Seattle Times Reporter Echoes Bogus Attack On Transgender Bathroom Access

The Seattle Times uncritically aired the lie that Washington state's non-discrimination protections for transgender people could threaten public safety in women's restrooms, failing to mention that the talking point has been disproven by similar laws across the country.

On December 26, the Washington State Human Rights Commission implemented a new regulation clarifying the state's 2006 non-discrimination law, which prohibits discrimination in places of public accommodation on the basis of sexual orientation and gender identity. The regulation has caused uproar amongst anti-LGBT activists, who falsely claim the law will allow sexual predators to sneak into women's restrooms by pretending to be transgender.

Advocates for victims of sexual assault, law enforcement and government officials, a Pulitzer-prize winning columnist, and experts in 15 states with similar laws have all debunked that talking point, calling it “beyond specious.”

But in a January 9 article detailing the recent debate over the regulations, Seattle Times reporter Nina Shapiro quoted anti-LGBT activist Joseph Backholm, who called the policy “just a big welcome mat” for sexual predators. Shapiro also quoted a sexual assault survivor who expressed concerns, but failed to mention that 200 cities and 17 states with non-discrimination protections for transgender people have had no issues with a “bathroom predator:” 

The debate erupted even before the Human Rights Commission wrote its rule. In April, an inquiry from a transgender member led the YMCA of Pierce and Kitsap Counties to allow access to locker rooms according to gender identity, according to Bob Ecklund, the organization's president and chief executive officer.

Triller Haver was then the organization's communications director. Both her parents had also held senior positions at the Y. “That was home,” she said.

But as she read over the talking points she was expected to espouse, she found herself at odds with her employer. The abuse she says she suffered as a child, from a relative, made her especially nervous about who had access to open areas where women and girls, including her 5-year-old daughter, are naked.

“Part of what my abuser liked to do was to watch me in the shower,” she said. Just using the Y's shower at all, she said, is “an act of healing.”

She worried not only about seeing a transgender woman who hadn't surgically transitioned, but also about being watched by a predator exploiting the Y's policy.
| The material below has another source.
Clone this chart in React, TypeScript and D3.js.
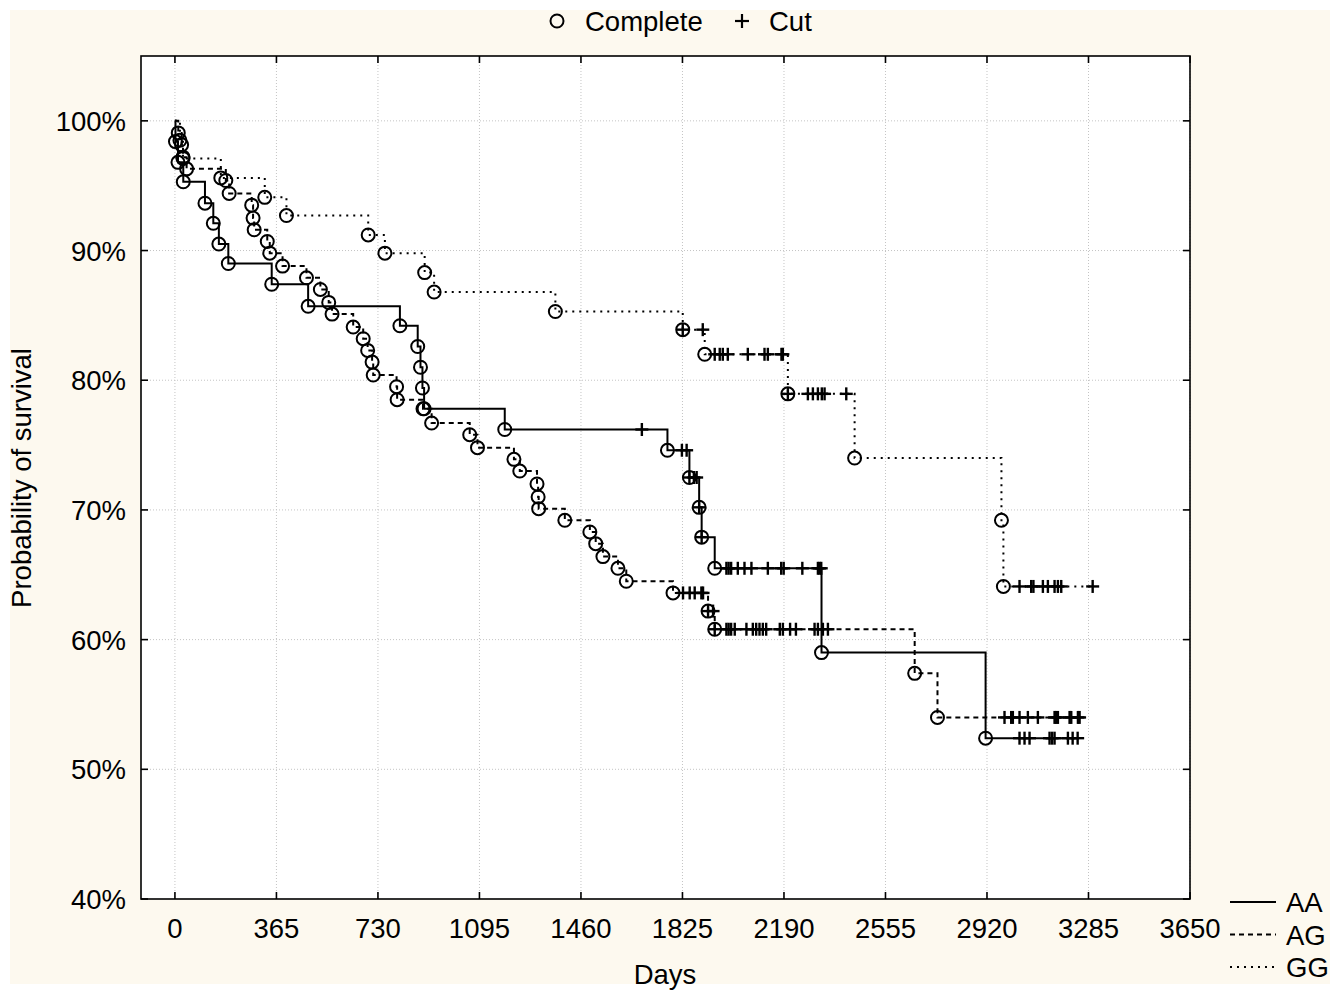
import React, { useEffect, useRef } from 'react';
import * as d3 from 'd3';

// Kaplan-Meier estimates: [day, survival %] after each event
const aaEvents: [number, number][] = [
  [2, 98.4], [11, 96.8], [30, 95.3], [108, 93.65], [138, 92.1], [158, 90.5],
  [192, 89.0], [348, 87.4], [479, 85.7], [809, 84.2], [873, 82.6], [883, 81.0],
  [890, 79.4], [896, 77.8], [1186, 76.2], [1771, 74.6], [1850, 72.5], [1885, 70.2],
  [1894, 67.9], [1941, 65.5], [2325, 59.0], [2915, 52.4],
];
const aaCensored = [
  1679, 1823, 1840, 1850, 1866, 1876, 1885, 1894, 1983, 1991, 2000, 2024, 2048, 2073,
  2132, 2180, 2189, 2256, 2312, 2318, 2324, 3037, 3055, 3073, 3145, 3154, 3163, 3211,
  3228, 3246,
];

const agEvents: [number, number][] = [
  [12, 99.07], [24, 98.15], [29, 97.2], [42, 96.3], [183, 95.4], [195, 94.4],
  [276, 93.5], [281, 92.5], [285, 91.6], [332, 90.7], [341, 89.8], [387, 88.8],
  [473, 87.9], [523, 87.0], [553, 86.0], [565, 85.1], [641, 84.1], [677, 83.2],
  [693, 82.3], [709, 81.4], [713, 80.4], [797, 79.5], [799, 78.5], [892, 77.8],
  [923, 76.7], [1060, 75.8], [1088, 74.8], [1219, 73.9], [1240, 73.0], [1302, 72.0],
  [1306, 71.0], [1308, 70.1], [1402, 69.2], [1492, 68.3], [1513, 67.4], [1539, 66.4],
  [1593, 65.5], [1623, 64.5], [1791, 63.6], [1917, 62.2], [1941, 60.8], [2660, 57.4],
  [2742, 54.0],
];
const agCensored = [
  1827, 1851, 1869, 1893, 1899, 1917, 1935, 1941, 1983, 1991, 2000, 2013, 2055, 2078,
  2090, 2102, 2114, 2126, 2175, 2186, 2212, 2233, 2300, 2312, 2330, 2348, 2983, 3007,
  3013, 3037, 3067, 3103, 3163, 3169, 3175, 3217, 3223, 3247, 3253,
];

const ggEvents: [number, number][] = [
  [18, 98.5], [29, 97.1], [165, 95.6], [323, 94.1], [401, 92.7], [695, 91.2],
  [755, 89.8], [898, 88.3], [932, 86.8], [1368, 85.3], [1826, 83.9], [1905, 82.0],
  [2204, 78.95], [2444, 74.0], [2972, 69.2], [2979, 64.1],
];
const ggCensored = [
  1826, 1898, 1941, 1959, 1970, 1988, 2060, 2120, 2132, 2181, 2186, 2204, 2276, 2294,
  2312, 2326, 2336, 2414, 3037, 3079, 3087, 3121, 3139, 3163, 3175, 3187, 3300,
];

const xTicks = [0, 365, 730, 1095, 1460, 1825, 2190, 2555, 2920, 3285, 3650];
const yTicks = [40, 50, 60, 70, 80, 90, 100];
const groups = ['AA', 'AG', 'GG'];

const W = 1340;
const H = 992;
const FONT = '"Liberation Sans", Arial, sans-serif';

function App() {
  const ref = useRef<SVGSVGElement>(null);

  useEffect(() => {
    const svg = d3.select(ref.current);
    svg.selectAll('*').remove();

    const left = 141, right = 1190, top = 56, bottom = 899;
    const x = d3.scaleLinear().domain([-122, 3650]).range([left, right]);
    const y = d3.scaleLinear().domain([40, 105]).range([bottom, top]);

    svg.append('rect').attr('width', W).attr('height', H).attr('fill', '#ffffff');
    svg.append('rect').attr('x', 10).attr('y', 10).attr('width', W - 20).attr('height', H - 18)
      .attr('fill', '#fdf9ef');
    svg.append('rect').attr('x', left).attr('y', top).attr('width', right - left)
      .attr('height', bottom - top).attr('fill', '#ffffff');

    // grid
    const grid = svg.append('g').attr('stroke', '#c4c4c4').attr('stroke-width', 1)
      .attr('stroke-dasharray', '1,2');
    grid.selectAll('.gx').data(xTicks).enter().append('line')
      .attr('x1', d => x(d)).attr('x2', d => x(d)).attr('y1', top).attr('y2', bottom);
    grid.selectAll('.gy').data(yTicks.filter(d => d > 40)).enter().append('line')
      .attr('x1', left).attr('x2', right).attr('y1', d => y(d)).attr('y2', d => y(d));

    // curves
    const styles: Record<string, string | null> = { AA: null, AG: '5,4', GG: '2,5' };
    const data: Record<string, { ev: [number, number][]; cens: number[] }> = {
      AA: { ev: aaEvents, cens: aaCensored },
      AG: { ev: agEvents, cens: agCensored },
      GG: { ev: ggEvents, cens: ggCensored },
    };
    const line = d3.line<[number, number]>().x(d => x(d[0])).y(d => y(d[1])).curve(d3.curveStepAfter);
    const survAt = (ev: [number, number][], t: number) => {
      let s = 100;
      ev.forEach(e => { if (e[0] <= t) s = e[1]; });
      return s;
    };

    groups.forEach(g => {
      const { ev, cens } = data[g];
      const end = Math.max(d3.max(cens) || 0, d3.max(ev, e => e[0]) || 0);
      const pts: [number, number][] = [[0, 100], ...ev, [end, ev[ev.length - 1][1]]];
      svg.append('path').attr('d', line(pts)).attr('fill', 'none').attr('stroke', '#000')
        .attr('stroke-width', 2)
        .attr('stroke-dasharray', styles[g]);

      svg.append('g').selectAll('circle').data(ev).enter().append('circle')
        .attr('cx', d => x(d[0])).attr('cy', d => y(d[1])).attr('r', 6.5)
        .attr('fill', 'none').attr('stroke', '#000').attr('stroke-width', 2);

      const cg = svg.append('g').attr('stroke', '#000').attr('stroke-width', 2.4);
      cens.forEach(t => {
        const cx = x(t), cy = y(survAt(ev, t));
        cg.append('line').attr('x1', cx).attr('x2', cx).attr('y1', cy - 6.5).attr('y2', cy + 6.5);
        cg.append('line').attr('x1', cx - 6.5).attr('x2', cx + 6.5).attr('y1', cy).attr('y2', cy);
      });
    });

    // frame and ticks
    svg.append('rect').attr('x', left).attr('y', top).attr('width', right - left)
      .attr('height', bottom - top).attr('fill', 'none').attr('stroke', '#000').attr('stroke-width', 1.6);
    const tk = svg.append('g').attr('stroke', '#000').attr('stroke-width', 1.6);
    xTicks.forEach(t => {
      tk.append('line').attr('x1', x(t)).attr('x2', x(t)).attr('y1', bottom).attr('y2', bottom - 7);
      tk.append('line').attr('x1', x(t)).attr('x2', x(t)).attr('y1', top).attr('y2', top + 7);
    });
    yTicks.forEach(t => {
      tk.append('line').attr('x1', left).attr('x2', left + 7).attr('y1', y(t)).attr('y2', y(t));
      tk.append('line').attr('x1', right).attr('x2', right - 7).attr('y1', y(t)).attr('y2', y(t));
    });

    const txt = svg.append('g').attr('font-family', FONT).attr('font-size', 27.5).attr('fill', '#000');
    xTicks.forEach(t => {
      txt.append('text').attr('x', x(t)).attr('y', 938).attr('text-anchor', 'middle').text(t);
    });
    yTicks.forEach(t => {
      txt.append('text').attr('x', 126).attr('y', y(t) + 10).attr('text-anchor', 'end').text(`${t}%`);
    });
    txt.append('text').attr('x', 665).attr('y', 984).attr('text-anchor', 'middle').text('Days');
    txt.append('text').attr('transform', 'translate(31,478) rotate(-90)').attr('text-anchor', 'middle')
      .text('Probability of survival');

    // top legend
    svg.append('circle').attr('cx', 557).attr('cy', 21).attr('r', 6.5).attr('fill', 'none')
      .attr('stroke', '#000').attr('stroke-width', 2);
    txt.append('text').attr('x', 585).attr('y', 31).text('Complete');
    const lp = svg.append('g').attr('stroke', '#000').attr('stroke-width', 2.2);
    lp.append('line').attr('x1', 742).attr('x2', 742).attr('y1', 14).attr('y2', 28);
    lp.append('line').attr('x1', 735).attr('x2', 749).attr('y1', 21).attr('y2', 21);
    txt.append('text').attr('x', 769).attr('y', 31).text('Cut');

    // right legend
    groups.forEach((g, i) => {
      const ly = 902 + i * 32.5;
      svg.append('line').attr('x1', 1230).attr('x2', 1276).attr('y1', ly).attr('y2', ly)
        .attr('stroke', '#000').attr('stroke-width', 2)
        .attr('stroke-dasharray', styles[g]);
      txt.append('text').attr('x', 1286).attr('y', ly + 10).text(g);
    });
  }, []);

  return (
    <div style={{ position: 'absolute', left: 0, top: 0 }}>
      <svg ref={ref} width={W} height={H} />
    </div>
  );
}

export default App;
She cited press reports of a man in Toronto, which has a similar law to Washington's, posing as transgender to gain access to women's homeless shelters, where he attacked two women.

She claims that when she raised questions about the policy, she was fired. (Ecklund said he could not comment on employee matters.)

Such fears have also been rallying calls for those opposed to the state regulation. “The reality is there are sex predators,” said Joseph Backholm, executive director of the Family Policy Institute of Washington. “This is just a big welcome mat.”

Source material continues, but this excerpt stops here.